Extremist groups’ attempt to enter politics in Pakistan may have ended before it could even begin
It is now all but certain—unless the powers-that-be intervene—that the dubious empire of Hafiz Saeed, the internationally designated terrorist currently under house arrest in Pakistan, has come to an end with a process of “mainstreaming” recommended by retired made shipwreck. The Foreign Office, under minister Khawaja Muhammad Asif, has declared that Saeed’s Milli Muslim League should not have been allowed to take part in the NA-120 by-polls where it emerged the third largest party, beating out the more traditional Pakistan Peoples Party.
Following-up on a letter forwarded by the Interior Ministry, the Foreign Office was responding to the Election Commission of Pakistan’s query on whether the MML should be allowed to take part in elections. According to the Interior Ministry, “there is evidence to substantiate that Lashkar-e-Taiba, the Jamaat-ud-Dawa and the Falah-e-Insaniat Foundation are affiliates and ideologically of the same hue, and [therefore] the registration of the MML is not supported.” In 2008, the U.N. Security Council added Dawa to its list of banned organizations under Resolution 1267 as a “supporting agent of the banned Lashkar-e-Taiba.”
Hafiz Saeed and his various “charity” organizations, including hundreds of schools and colleges, are a prime example of Pakistan’s previous attempts to “mainstream” its banned organizations.
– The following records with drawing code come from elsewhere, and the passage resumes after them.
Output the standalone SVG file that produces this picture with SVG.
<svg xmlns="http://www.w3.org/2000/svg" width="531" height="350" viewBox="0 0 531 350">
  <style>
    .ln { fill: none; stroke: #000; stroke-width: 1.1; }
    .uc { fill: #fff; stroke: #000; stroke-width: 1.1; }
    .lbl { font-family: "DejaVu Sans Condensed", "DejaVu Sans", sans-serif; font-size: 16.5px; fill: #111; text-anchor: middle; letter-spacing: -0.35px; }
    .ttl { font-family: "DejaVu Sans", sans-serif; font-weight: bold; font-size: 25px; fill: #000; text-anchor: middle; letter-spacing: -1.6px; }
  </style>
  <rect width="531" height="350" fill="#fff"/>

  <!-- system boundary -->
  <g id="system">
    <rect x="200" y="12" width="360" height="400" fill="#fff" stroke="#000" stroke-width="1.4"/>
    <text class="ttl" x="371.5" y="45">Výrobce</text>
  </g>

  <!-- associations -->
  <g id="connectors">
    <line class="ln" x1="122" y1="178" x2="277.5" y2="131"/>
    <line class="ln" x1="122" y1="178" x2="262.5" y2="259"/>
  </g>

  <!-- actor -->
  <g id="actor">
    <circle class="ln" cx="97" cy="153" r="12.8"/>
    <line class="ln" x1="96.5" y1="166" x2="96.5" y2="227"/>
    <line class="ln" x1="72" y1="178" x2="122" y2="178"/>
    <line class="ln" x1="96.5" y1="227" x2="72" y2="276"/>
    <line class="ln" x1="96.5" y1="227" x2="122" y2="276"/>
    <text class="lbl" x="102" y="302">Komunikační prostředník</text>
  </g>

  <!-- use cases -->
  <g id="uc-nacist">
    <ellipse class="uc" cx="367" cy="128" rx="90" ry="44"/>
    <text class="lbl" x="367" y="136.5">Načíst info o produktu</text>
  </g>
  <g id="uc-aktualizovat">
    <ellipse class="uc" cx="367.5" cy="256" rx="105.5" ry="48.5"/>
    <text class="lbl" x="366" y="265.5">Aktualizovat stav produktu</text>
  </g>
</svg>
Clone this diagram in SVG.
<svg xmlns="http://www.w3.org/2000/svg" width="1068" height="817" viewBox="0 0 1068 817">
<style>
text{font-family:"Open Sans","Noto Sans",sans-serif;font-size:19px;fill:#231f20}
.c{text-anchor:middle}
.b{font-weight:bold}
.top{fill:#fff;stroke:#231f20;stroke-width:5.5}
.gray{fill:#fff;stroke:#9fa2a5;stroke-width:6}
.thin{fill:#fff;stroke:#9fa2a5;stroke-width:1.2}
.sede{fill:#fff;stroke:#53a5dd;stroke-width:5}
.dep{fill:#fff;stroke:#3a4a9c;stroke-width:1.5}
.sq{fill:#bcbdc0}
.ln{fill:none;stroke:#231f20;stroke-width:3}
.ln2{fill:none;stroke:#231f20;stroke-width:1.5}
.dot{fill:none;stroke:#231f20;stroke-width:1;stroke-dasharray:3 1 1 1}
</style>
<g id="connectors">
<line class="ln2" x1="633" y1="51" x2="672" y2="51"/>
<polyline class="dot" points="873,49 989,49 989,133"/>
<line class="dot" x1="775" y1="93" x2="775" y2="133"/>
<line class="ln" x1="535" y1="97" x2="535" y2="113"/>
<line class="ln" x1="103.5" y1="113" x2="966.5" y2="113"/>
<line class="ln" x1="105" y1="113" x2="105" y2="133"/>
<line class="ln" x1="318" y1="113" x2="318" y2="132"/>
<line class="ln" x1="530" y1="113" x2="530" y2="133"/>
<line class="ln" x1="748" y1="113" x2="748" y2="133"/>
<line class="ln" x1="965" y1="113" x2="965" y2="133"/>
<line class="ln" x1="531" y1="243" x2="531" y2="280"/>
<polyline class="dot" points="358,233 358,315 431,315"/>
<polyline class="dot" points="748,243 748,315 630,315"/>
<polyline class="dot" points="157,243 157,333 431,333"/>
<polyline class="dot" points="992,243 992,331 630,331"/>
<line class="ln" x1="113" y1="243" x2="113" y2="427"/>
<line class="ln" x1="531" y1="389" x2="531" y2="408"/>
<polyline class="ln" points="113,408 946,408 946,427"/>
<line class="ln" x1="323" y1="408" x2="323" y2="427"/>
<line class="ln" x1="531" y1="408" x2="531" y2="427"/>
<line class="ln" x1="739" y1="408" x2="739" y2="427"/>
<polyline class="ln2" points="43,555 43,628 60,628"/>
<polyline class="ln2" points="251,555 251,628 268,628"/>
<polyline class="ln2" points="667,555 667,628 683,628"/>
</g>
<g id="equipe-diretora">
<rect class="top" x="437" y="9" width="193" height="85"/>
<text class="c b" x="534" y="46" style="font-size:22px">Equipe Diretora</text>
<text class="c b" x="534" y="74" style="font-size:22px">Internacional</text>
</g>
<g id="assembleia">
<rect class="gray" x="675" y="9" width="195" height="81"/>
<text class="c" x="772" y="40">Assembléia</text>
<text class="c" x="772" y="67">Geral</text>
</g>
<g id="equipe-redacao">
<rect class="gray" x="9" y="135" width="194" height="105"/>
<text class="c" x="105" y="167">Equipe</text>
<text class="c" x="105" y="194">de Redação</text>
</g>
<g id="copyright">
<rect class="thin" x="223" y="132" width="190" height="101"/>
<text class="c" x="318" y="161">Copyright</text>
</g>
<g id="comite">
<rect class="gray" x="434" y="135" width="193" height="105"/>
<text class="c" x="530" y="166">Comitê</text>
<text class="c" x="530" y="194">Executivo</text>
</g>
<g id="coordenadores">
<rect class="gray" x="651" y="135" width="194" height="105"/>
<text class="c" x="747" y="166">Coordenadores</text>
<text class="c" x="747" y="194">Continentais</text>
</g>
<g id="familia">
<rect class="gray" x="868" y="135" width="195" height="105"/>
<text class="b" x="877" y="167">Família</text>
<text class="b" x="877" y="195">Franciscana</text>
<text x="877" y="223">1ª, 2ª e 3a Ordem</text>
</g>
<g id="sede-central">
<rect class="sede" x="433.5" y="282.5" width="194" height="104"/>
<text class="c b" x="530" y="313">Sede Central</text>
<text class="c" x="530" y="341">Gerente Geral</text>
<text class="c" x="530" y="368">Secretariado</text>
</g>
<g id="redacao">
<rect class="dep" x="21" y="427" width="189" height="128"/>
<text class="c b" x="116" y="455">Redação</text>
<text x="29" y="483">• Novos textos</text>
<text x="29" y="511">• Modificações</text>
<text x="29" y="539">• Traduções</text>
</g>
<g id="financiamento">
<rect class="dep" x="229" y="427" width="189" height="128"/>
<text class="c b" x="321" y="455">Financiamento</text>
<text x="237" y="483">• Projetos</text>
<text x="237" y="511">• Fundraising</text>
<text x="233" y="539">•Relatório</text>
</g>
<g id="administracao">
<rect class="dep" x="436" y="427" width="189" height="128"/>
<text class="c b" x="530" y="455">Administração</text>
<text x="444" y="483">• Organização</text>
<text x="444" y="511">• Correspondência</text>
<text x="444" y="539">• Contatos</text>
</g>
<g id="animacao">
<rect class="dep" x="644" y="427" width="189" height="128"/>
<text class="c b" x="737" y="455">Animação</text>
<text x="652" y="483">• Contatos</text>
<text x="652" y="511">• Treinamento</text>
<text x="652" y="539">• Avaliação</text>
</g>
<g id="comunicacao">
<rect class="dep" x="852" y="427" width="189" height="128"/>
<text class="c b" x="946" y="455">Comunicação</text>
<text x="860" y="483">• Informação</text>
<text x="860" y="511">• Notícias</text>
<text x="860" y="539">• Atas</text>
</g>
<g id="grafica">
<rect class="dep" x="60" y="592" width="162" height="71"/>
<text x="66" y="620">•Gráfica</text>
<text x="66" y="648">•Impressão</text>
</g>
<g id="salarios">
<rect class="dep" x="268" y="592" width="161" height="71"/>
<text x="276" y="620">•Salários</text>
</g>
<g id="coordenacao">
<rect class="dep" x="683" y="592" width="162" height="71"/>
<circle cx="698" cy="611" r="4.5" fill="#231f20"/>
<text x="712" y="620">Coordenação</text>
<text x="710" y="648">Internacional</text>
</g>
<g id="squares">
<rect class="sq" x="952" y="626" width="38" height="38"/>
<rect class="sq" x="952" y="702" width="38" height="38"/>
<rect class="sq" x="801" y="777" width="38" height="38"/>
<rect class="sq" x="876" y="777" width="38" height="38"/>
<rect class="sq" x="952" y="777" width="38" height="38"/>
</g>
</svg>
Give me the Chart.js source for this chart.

Coupled with its “charitable” works, the organization’s negative fallout was also endured, such as the running of private courts under “Islamic law.” The state helped further by enlisting Saeed’s enormous donated wealth for the “renewal” of regions depredated by state neglect and local rebels in Sindh and Balochistan. What has been highlighted by a lame-duck PMLN government is the negative consequence of the so-called “mainstreaming” by some elements of the state: instead of de-radicalizing the declared terrorists the process further radicalizes society and undermines the power of the state under Constitution. The “indirect” and “implied” Chinese warning at a BRICS summit earlier this year seems to have been heeded.